Note that the F-test is always a two-tailed test, meaning that the alternative hypothesis can be either “not equal” or “greater than or less than” the null hypothesis.

In the case of testing the overall significance of a regression model, the F-test compares the variation in the dependent variable that is explained by the regression model to the variation that is not explained by the model. If the explained variation is significantly larger than the unexplained variation, it suggests that the model is a good fit for the data.

Testing for overall significance of a regression model:

  • Null hypothesis: The regression model has no significant effect on the dependent variable (i.e., all the regression coefficients are zero).
  • Alternative hypothesis: The regression model has a significant effect on the dependent variable (i.e., at least one of the regression coefficients is non-zero).

Note that the F-test is always a two-tailed test, meaning that the alternative hypothesis can be either “not equal” or “greater than or less than” the null hypothesis.

In both cases, the F-test assumes that the populations are normally distributed and that the samples are independent. It is a common test in many fields, including economics, engineering, and psychology.

A confidence interval

A confidence interval is a range of values that is likely to contain the true value of a population parameter with a certain degree of confidence or probability. In other words, a confidence interval is an estimate of the range of values within which a population parameter, such as the mean or proportion, is expected to lie based on a sample of data.

Confidence Interval Example

For example, if we want to estimate the mean height of a population, we can take a sample of individuals and calculate the sample mean height. However, this sample mean may not be exactly equal to the true population mean. A confidence interval provides a range of values within which the population mean is likely to lie with a certain level of confidence.

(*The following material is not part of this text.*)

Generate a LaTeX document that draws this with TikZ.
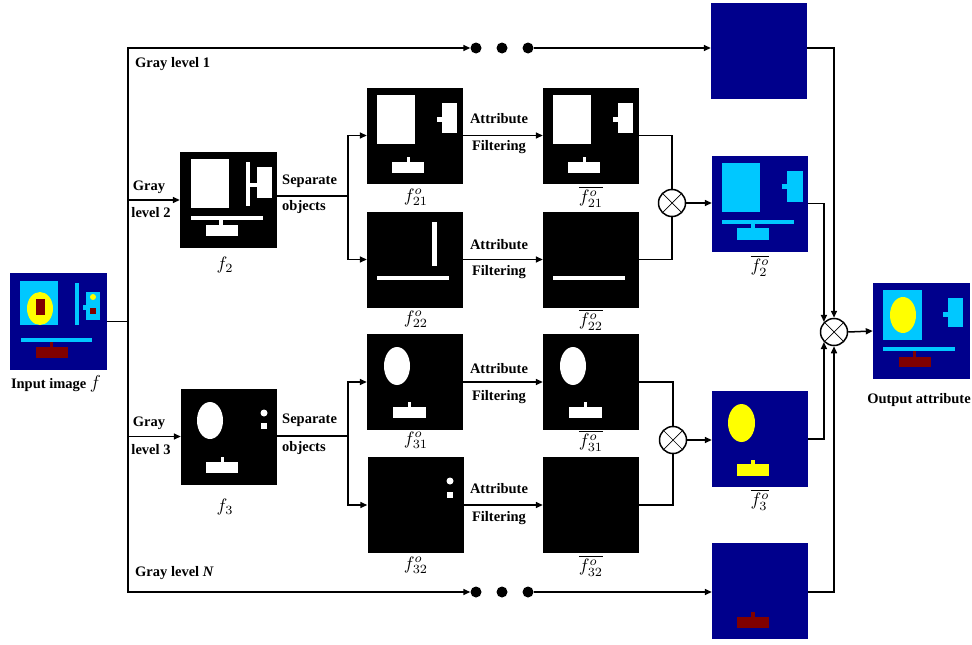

Typically, confidence intervals are calculated at the 95% or 99% level of confidence, which means that there is a 95% or 99% chance that the true population parameter falls within the calculated interval.

The width of the confidence interval depends on several factors, including the sample size, the level of confidence, and the variability of the data. A larger sample size, a higher level of confidence, and lower variability will result in a narrower confidence interval, while a smaller sample size, a lower level of confidence, and higher variability will result in a wider confidence interval.

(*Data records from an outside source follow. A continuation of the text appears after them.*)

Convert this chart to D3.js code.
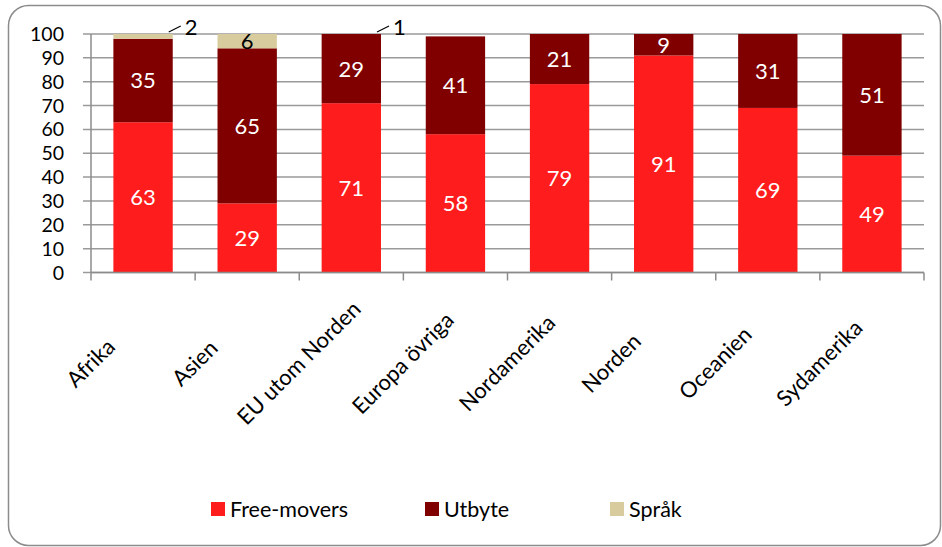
<!DOCTYPE html>
<html>
<head>
<meta charset="utf-8">
<script src="https://cdn.jsdelivr.net/npm/d3@7"></script>
<style>
  body { margin: 0; background: #fff; }
  svg { font-family: Lato, "Open Sans", sans-serif; }
</style>
</head>
<body>
<div class="chart"></div>
<script>
const width = 942
const height = 547
const margin = { top: 34, right: 18, bottom: 275, left: 91 }

// data
const categories = ["Afrika", "Asien", "EU utom Norden", "Europa övriga", "Nordamerika", "Norden", "Oceanien", "Sydamerika"]
const freeMovers = [63, 29, 71, 58, 79, 91, 69, 49]
const utbyte = [35, 65, 29, 41, 21, 9, 31, 51]
const sprak = [2, 6, 1, 0, 0, 0, 0, 0]
const seriesNames = ["Free-movers", "Utbyte", "Språk"]
const yTicks = [0, 10, 20, 30, 40, 50, 60, 70, 80, 90, 100]

const colors = d3.scaleOrdinal()
    .domain(seriesNames)
    .range(["#ff1c1c", "#800000", "#d8cc9f"])

const rows = categories.map((c, i) => ({
    cat: c,
    "Free-movers": freeMovers[i],
    "Utbyte": utbyte[i],
    "Språk": sprak[i]
}))

const stacked = d3.stack().keys(seriesNames)(rows)

const x = d3.scaleBand()
    .domain(categories)
    .range([margin.left, width - margin.right])
    .paddingInner(0.43)
    .paddingOuter(0.215)

const y = d3.scaleLinear()
    .domain([0, 100])
    .range([height - margin.bottom + 0.5, margin.top])
    .clamp(true)

const svg = d3.select(".chart")
    .append("svg")
    .attr("width", width)
    .attr("height", height)

// outer frame
svg.append("rect")
    .attr("x", 8.5)
    .attr("y", 5.5)
    .attr("width", 932)
    .attr("height", 540)
    .attr("rx", 20)
    .attr("fill", "white")
    .attr("stroke", "#8c8c8c")
    .attr("stroke-width", 1.5)

const x0 = x.range()[0]
const x1 = x.range()[1]

// gridlines
svg.append("g")
    .selectAll("line")
    .data(yTicks)
    .join("line")
    .attr("x1", x0 - 8)
    .attr("x2", x1)
    .attr("y1", d => y(d))
    .attr("y2", d => y(d))
    .attr("stroke", "#9a9a9a")
    .attr("stroke-width", 1.5)

// y labels
svg.append("g")
    .selectAll("text")
    .data(yTicks)
    .join("text")
    .attr("x", 64)
    .attr("y", d => y(d))
    .attr("dy", "0.36em")
    .attr("text-anchor", "end")
    .attr("font-size", 19.5)
    .attr("fill", "#000")
    .text(d => d)

// bars
svg.append("g")
    .selectAll("g")
    .data(stacked)
    .join("g")
    .attr("fill", d => colors(d.key))
    .selectAll("rect")
    .data(d => d)
    .join("rect")
    .attr("x", d => x(d.data.cat))
    .attr("width", x.bandwidth())
    .attr("y", d => y(d[1]))
    .attr("height", d => y(d[0]) - y(d[1]))

// axes lines
svg.append("line")
    .attr("x1", x0).attr("x2", x0)
    .attr("y1", y(0)).attr("y2", y(100))
    .attr("stroke", "#8c8c8c").attr("stroke-width", 1.5)

svg.append("line")
    .attr("x1", x0).attr("x2", x1)
    .attr("y1", y(0)).attr("y2", y(0))
    .attr("stroke", "#8c8c8c").attr("stroke-width", 1.5)

// category tick marks at band boundaries
const bounds = categories.map(c => x(c) - x.step() * x.paddingOuter()).concat([x1])
svg.append("g")
    .selectAll("line")
    .data(bounds)
    .join("line")
    .attr("x1", d => d).attr("x2", d => d)
    .attr("y1", y(0)).attr("y2", y(0) + 8)
    .attr("stroke", "#8c8c8c").attr("stroke-width", 1.5)

// rotated category labels, centred on a point down-left of each bar
svg.append("g")
    .selectAll("text")
    .data(categories)
    .join("text")
    .attr("text-anchor", "middle")
    .attr("font-size", 22)
    .attr("fill", "#000")
    .attr("transform", d => `translate(${x(d) + x.bandwidth() / 2 - 47}, ${y(0) + 96}) rotate(-45)`)
    .text(d => d)

// value labels inside segments
const labelData = []
stacked.forEach(s => {
    s.forEach(d => {
        const v = d[1] - d[0]
        if (v <= 0) return
        labelData.push({ key: s.key, cat: d.data.cat, v: v, lo: d[0], hi: d[1] })
    })
})

const inside = labelData.filter(d => d.key !== "Språk" || d.v >= 5)
const outside = labelData.filter(d => d.key === "Språk" && d.v < 5)

svg.append("g")
    .selectAll("text")
    .data(inside)
    .join("text")
    .attr("x", d => x(d.cat) + x.bandwidth() / 2)
    .attr("y", d => (y(d.lo) + y(d.hi)) / 2)
    .attr("dy", "0.36em")
    .attr("text-anchor", "middle")
    .attr("font-size", 22)
    .attr("fill", d => d.key === "Språk" ? "#000" : "#fff")
    .text(d => d.v)

// small labels with leader lines
const out = svg.append("g")
out.selectAll("line")
    .data(outside)
    .join("line")
    .attr("x1", d => x(d.cat) + x.bandwidth() - 4)
    .attr("y1", y(100) - 2)
    .attr("x2", d => x(d.cat) + x.bandwidth() + 8)
    .attr("y2", y(100) - 8)
    .attr("stroke", "#000")
    .attr("stroke-width", 1.2)

out.selectAll("text")
    .data(outside)
    .join("text")
    .attr("x", d => x(d.cat) + x.bandwidth() + 12)
    .attr("y", y(100) + 1)
    .attr("font-size", 22)
    .attr("fill", "#000")
    .text(d => d.v)

// legend
const legendX = [211, 425, 610]
const legend = svg.append("g")
    .selectAll("g")
    .data(seriesNames)
    .join("g")
    .attr("transform", (d, i) => `translate(${legendX[i]}, ${502})`)

legend.append("rect")
    .attr("width", 14)
    .attr("height", 14)
    .attr("fill", d => colors(d))

legend.append("text")
    .attr("x", 19)
    .attr("y", 7)
    .attr("dy", "0.36em")
    .attr("font-size", 21.5)
    .attr("fill", "#000")
    .text(d => d)
</script>
</body>
</html>
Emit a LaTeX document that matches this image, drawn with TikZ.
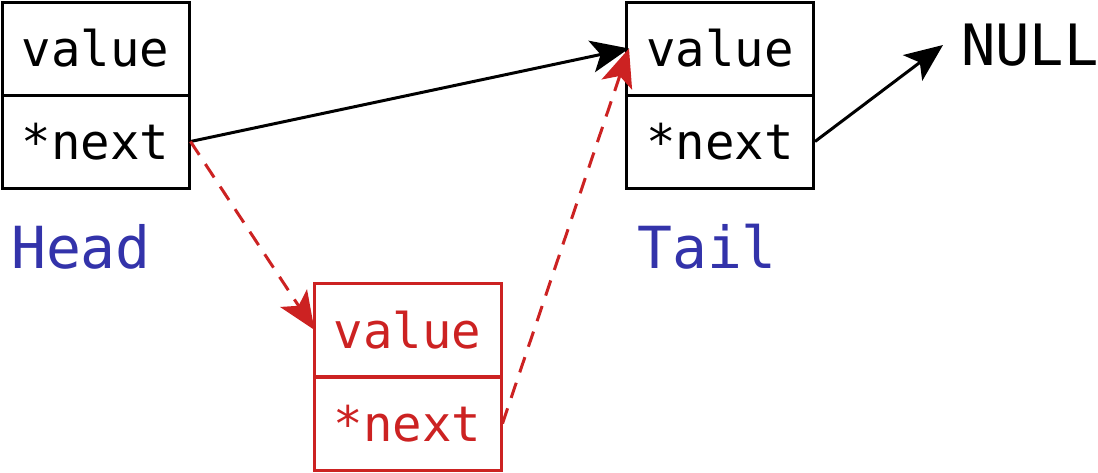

Regression Analysis Basics

Regression analysis is a statistical method used to determine the relationship between one or more independent variables and a dependent variable. It is a commonly used statistical technique in many fields such as economics, psychology, social sciences, and engineering.

The purpose of regression analysis is to estimate the strength and direction of the relationship between the dependent variable and one or more independent variables, as well as to predict the value of the dependent variable based on the values of the independent variables.

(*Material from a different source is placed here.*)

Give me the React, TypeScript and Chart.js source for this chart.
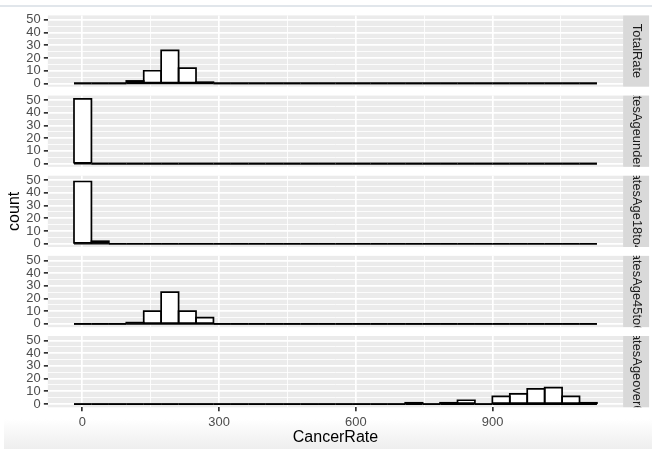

There are several types of regression analysis, including:

Simple linear regression

This type of regression involves only one independent variable and a single dependent variable. The relationship between the variables is assumed to be linear, meaning that the change in the dependent variable is proportional to the change in the independent variable.

In a simple linear regression model, there is only one predictor variable, and the regression coefficient is typically denoted by the symbol “b”. The regression equation for a simple linear regression model can be written as:

y = b0 + b1*x

where y is the response variable, x is the predictor variable, b0 is the intercept term (the value of y when x=0), and b1 is the regression coefficient (the slope of the line).

Multiple linear regression:

This type of regression involves two or more independent variables and a single dependent variable. The relationship between the variables is again assumed to be linear.

In multiple linear regression models, there are multiple predictor variables, and the regression equation becomes:

y = b0 + b1x1 + b2x2 + … + bk*xk

where y is the response variable, x1, x2, …, xk are the predictor variables, b0 is the intercept term, and b1, b2, …, bk are the regression coefficients associated with each predictor variable.

Logistic regression

This type of regression is used when the dependent variable is categorical (e.g., yes or no), rather than continuous. Logistic regression models the relationship between the independent variables and the probability of the dependent variable being in a particular category.

Polynomial regression

This type of regression is used when the relationship between the independent variable and dependent variable is not linear, but can be modeled as a polynomial function.

In general, regression analysis involves fitting a mathematical model to the data using statistical techniques, such as ordinary least squares, and then using the model to make predictions or draw conclusions about the relationship between the variables. It is a powerful tool for analyzing and understanding complex relationships between variables and is widely used in many different fields of research.

Inferential Statistics vs Descriptive Statistics

Descriptive statistics and inferential statistics are two branches of statistics that are used to analyze and interpret data in different ways.

Descriptive Statistics Inferential Statistics
Descriptive statistics are used to summarize and describe the main features of a dataset, such as the mean, median, mode, range, and standard deviation. These statistics are used to provide a basic understanding of the data, to identify patterns and trends, and to communicate the main findings to others. In contrast, inferential statistics are used to make predictions or generalizations about a population based on a sample of data. These statistics involve the use of hypothesis testing and statistical models to draw conclusions about the relationships between variables or to test the significance of a particular result.
In other words, descriptive statistics simply describe what is happening in the data, while inferential statistics try to make inferences about what is happening in the population based on the data.

For example, let’s say a researcher wants to know the average age of all students in a particular school. They collect data on a sample of 100 students and calculate the mean age of this sample. This is an example of descriptive statistics.

On the other hand, if the researcher wants to know whether the average age of students in this school is significantly different from the average age of students in another school, they would need to use inferential statistics to draw conclusions about the two populations. They might use a hypothesis test to determine whether the difference between the means of the two samples is statistically significant.

 

In summary, descriptive statistics are used to summarize and describe data, while inferential statistics are used to make predictions or draw conclusions about a population based on a sample of data.